History is for Everyone

30

Jun

1779

Key Event

Philipsburg Proclamation

Charleston, SC· day date

1Person Involved
85Significance

The Story

# The Philipsburg Proclamation and Its Impact on Revolutionary South Carolina

In the summer of 1779, as the American Revolutionary War entered its fourth grinding year, General Sir Henry Clinton, the Commander-in-Chief of British forces in North America, issued a declaration from his headquarters in Philipsburg, New York, that would reshape the conflict in ways few military maneuvers ever could. Known as the Philipsburg Proclamation, the order promised freedom to any enslaved person who escaped from a Patriot slaveholder and reached British lines. While its origins lay in a New York headquarters, its most dramatic and far-reaching consequences would unfold hundreds of miles to the south, particularly in and around Charleston, South Carolina, where the institution of slavery was deeply woven into the fabric of economic and social life.

The proclamation did not emerge from a vacuum. Nearly four years earlier, in November 1775, Lord Dunmore, the Royal Governor of Virginia, had issued his own emancipation proclamation, offering liberty to enslaved people owned by rebellious colonists who were willing to bear arms for the Crown. Dunmore's proclamation, however, was limited in both scope and geography, applying only to Virginia and primarily intended as a desperate measure to bolster his dwindling military strength. While it succeeded in drawing several hundred enslaved people to British lines and sending shockwaves through the slaveholding planter class, its practical reach was narrow. General Clinton's 1779 proclamation was far broader. It applied to all thirteen colonies and to all territory under British control, and it did not require military service as a condition of freedom. Any enslaved person who fled a Patriot owner and crossed into British-held territory could claim protection and liberty. This wider scope reflected a deliberate strategic calculation: by destabilizing the labor force that sustained the Patriot war effort, Clinton hoped to weaken the rebellion's economic and social foundations from within.

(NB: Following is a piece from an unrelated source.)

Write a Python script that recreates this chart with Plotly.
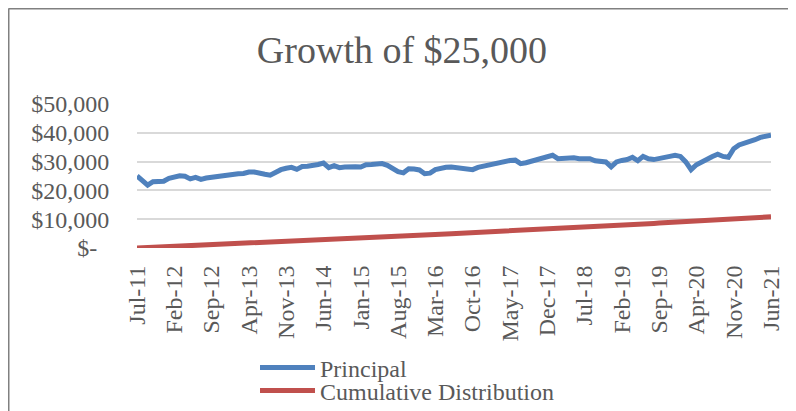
import pandas as pd
import plotly.graph_objects as go

months = [d.strftime("%b-%y") for d in pd.date_range("2011-07-01", "2021-06-01", freq="MS")]

principal = [
    25000, 23500, 21800, 23000, 23300, 23200, 24200, 24700, 25100, 24900, 24000, 24500,
    23800, 24300, 24600, 24700, 24800, 25100, 25600, 25800, 25900, 26400, 26400, 26200,
    25600, 25300, 26400, 27200, 27700, 28000, 27300, 28300, 28400, 28600, 29000, 29500,
    27900, 28600, 27900, 28100, 28300, 28200, 28100, 28900, 29000, 29200, 29300, 28700,
    27400, 26500, 26100, 27500, 27400, 27100, 25800, 26000, 27200, 27700, 28000, 28100,
    27900, 27800, 27500, 27200, 28000, 28400, 28800, 29400, 29700, 30100, 30400, 30500,
    29300, 29600, 30100, 30600, 31000, 31600, 32200, 31000, 31100, 31300, 31300, 31000,
    31000, 31000, 30300, 30300, 29900, 28200, 29900, 30400, 30700, 31500, 30300, 31800,
    31000, 30700, 31200, 31300, 31800, 32200, 31800, 29900, 27200, 28900, 30000, 30900,
    31800, 32600, 31800, 31500, 34500, 35800, 36300, 36900, 37600, 38400, 38800, 39200,
]

cumulative_distribution = [
    0, 76, 152, 228, 304, 380, 456, 532, 608, 684, 760, 836, 912,
    992, 1072, 1152, 1232, 1312, 1392, 1472, 1552, 1632, 1712, 1792, 1872,
    1960, 2048, 2136, 2224, 2312, 2400, 2488, 2576, 2664, 2752, 2840, 2928,
    3018, 3108, 3198, 3288, 3378, 3468, 3558, 3648, 3738, 3828, 3918, 4008,
    4093, 4178, 4263, 4348, 4433, 4518, 4603, 4688, 4773, 4858, 4943, 5028,
    5119, 5210, 5301, 5392, 5483, 5574, 5665, 5756, 5847, 5938, 6029, 6120,
    6218, 6316, 6414, 6512, 6610, 6708, 6806, 6904, 7002, 7100, 7198, 7296,
    7392, 7488, 7584, 7680, 7776, 7872, 7968, 8064, 8160, 8256, 8352, 8448,
    8545, 8642, 8739, 8836, 8933, 9030, 9127, 9224, 9321, 9418, 9515, 9612,
    9724, 9836, 9948, 10060, 10172, 10284, 10396, 10508, 10620, 10732, 10844,
]

x_tick_labels = ["Jul-11", "Feb-12", "Sep-12", "Apr-13", "Nov-13", "Jun-14", "Jan-15",
                 "Aug-15", "Mar-16", "Oct-16", "May-17", "Dec-17", "Jul-18", "Feb-19",
                 "Sep-19", "Apr-20", "Nov-20", "Jun-21"]
y_tick_values = [0, 10000, 20000, 30000, 40000, 50000]
y_tick_labels = ["$-\u00a0\u00a0", "$10,000", "$20,000", "$30,000", "$40,000", "$50,000"]

FONT = "Liberation Serif, Times New Roman, serif"
TXT = "#595959"
FS = 24

fig = go.Figure()
fig.add_trace(go.Scatter(x=months, y=principal, mode="lines", name="Principal",
                         line=dict(color="#4F81BD", width=5), legend="legend"))
fig.add_trace(go.Scatter(x=months, y=cumulative_distribution, mode="lines",
                         name="Cumulative Distribution",
                         line=dict(color="#C0504D", width=5), legend="legend2"))

# page body has an 8px margin, so the figure is laid out in coordinates offset by 8px
OFF = 8
W, H = 796 - OFF, 411 - OFF
PL, PR, PT, PB = 137 - OFF, 771 - OFF, 104 - OFF, 248 - OFF
L, R, T, B = PL, W - PR, PT, H - PB
pw, ph = PR - PL, PB - PT

def px(x):
    return (x - OFF - PL) / pw

def py(y):
    return (PB - (y - OFF)) / ph

def legend_at(cy):
    return dict(x=px(255), xanchor="left", y=py(cy), yanchor="middle",
                font=dict(family=FONT, size=FS, color=TXT),
                bgcolor="rgba(0,0,0,0)", itemwidth=55)

fig.update_layout(
    width=W, height=H,
    margin=dict(l=L, r=R, t=T, b=B, autoexpand=False),
    paper_bgcolor="white", plot_bgcolor="white",
    font=dict(family=FONT, color=TXT, size=FS),
    title=dict(text="Growth of $25,000", x=0.5, xanchor="center",
               y=1 - (50 - OFF) / H, yanchor="middle",
               font=dict(family=FONT, size=38, color=TXT)),
    showlegend=True,
    legend=legend_at(368),
    legend2=legend_at(391),
    xaxis=dict(type="category", range=[0, len(months) - 1], automargin=False,
               tickmode="array", tickvals=x_tick_labels, ticktext=x_tick_labels,
               tickangle=-90, showgrid=False, zeroline=False, showline=False,
               ticks="outside", ticklen=7, tickcolor="rgba(0,0,0,0)",
               tickfont=dict(family=FONT, size=FS, color=TXT)),
    yaxis=dict(range=[0, 50000], tickmode="array", tickvals=y_tick_values,
               ticktext=y_tick_labels, showgrid=True, gridcolor="#D9D9D9",
               gridwidth=1.5, zeroline=False, showline=False, automargin=False,
               ticks="outside", ticklen=22, tickcolor="rgba(0,0,0,0)",
               tickfont=dict(family=FONT, size=FS, color=TXT)),
    shapes=[
        dict(type="line", xref="paper", yref="paper",
             x0=px(8.5), x1=px(8.5), y0=py(8.5), y1=py(430),
             line=dict(color="#808080", width=2)),
        dict(type="line", xref="paper", yref="paper",
             x0=px(8.5), x1=px(810), y0=py(8.5), y1=py(8.5),
             line=dict(color="#808080", width=2)),
    ],
)

fig.write_html("out.html")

The impact of the Philipsburg Proclamation was felt most acutely in South Carolina, where enslaved people constituted a majority of the population in many lowcountry districts. When British forces laid siege to Charleston in early 1780 and the city fell in May of that year — one of the most significant British victories of the entire war — the proclamation's promise of freedom became suddenly and tangibly accessible to thousands. In the months following Charleston's capture, enslaved men, women, and children fled plantations in enormous numbers, seeking refuge behind British lines. Estimates suggest that thousands made the journey, often at tremendous personal risk, navigating patrols, swamps, and the uncertainty of wartime chaos. Their flight represented one of the largest mass movements toward freedom in American history prior to the Civil War, and it struck a devastating blow to the plantation economy that Patriot elites relied upon.

The proclamation also deepened the already bitter divisions within South Carolina society. Patriot slaveholders were enraged not only by the loss of their labor force but by what they perceived as a cynical British manipulation of the institution of slavery. Loyalist slaveholders, meanwhile, found themselves in an awkward position, as the proclamation technically protected their property while undermining the broader system upon which their wealth depended. The social landscape of the war in the South grew more complex and volatile as a result, with racial fears, economic anxieties, and competing loyalties all colliding in unpredictable ways.

The Philipsburg Proclamation matters in the broader story of the Revolution because it reveals the war as something far more than a contest between armies. It was a struggle that reached into the lives of the most marginalized people in colonial society, offering them a narrow and uncertain path toward freedom even as it exposed the profound contradiction at the heart of the Patriot cause — a fight for liberty waged by a society built on enslavement. The thousands of enslaved people who responded to Clinton's proclamation were not passive bystanders in the Revolution; they were active participants who seized upon the chaos of war to pursue their own liberation, forever complicating the narrative of American independence.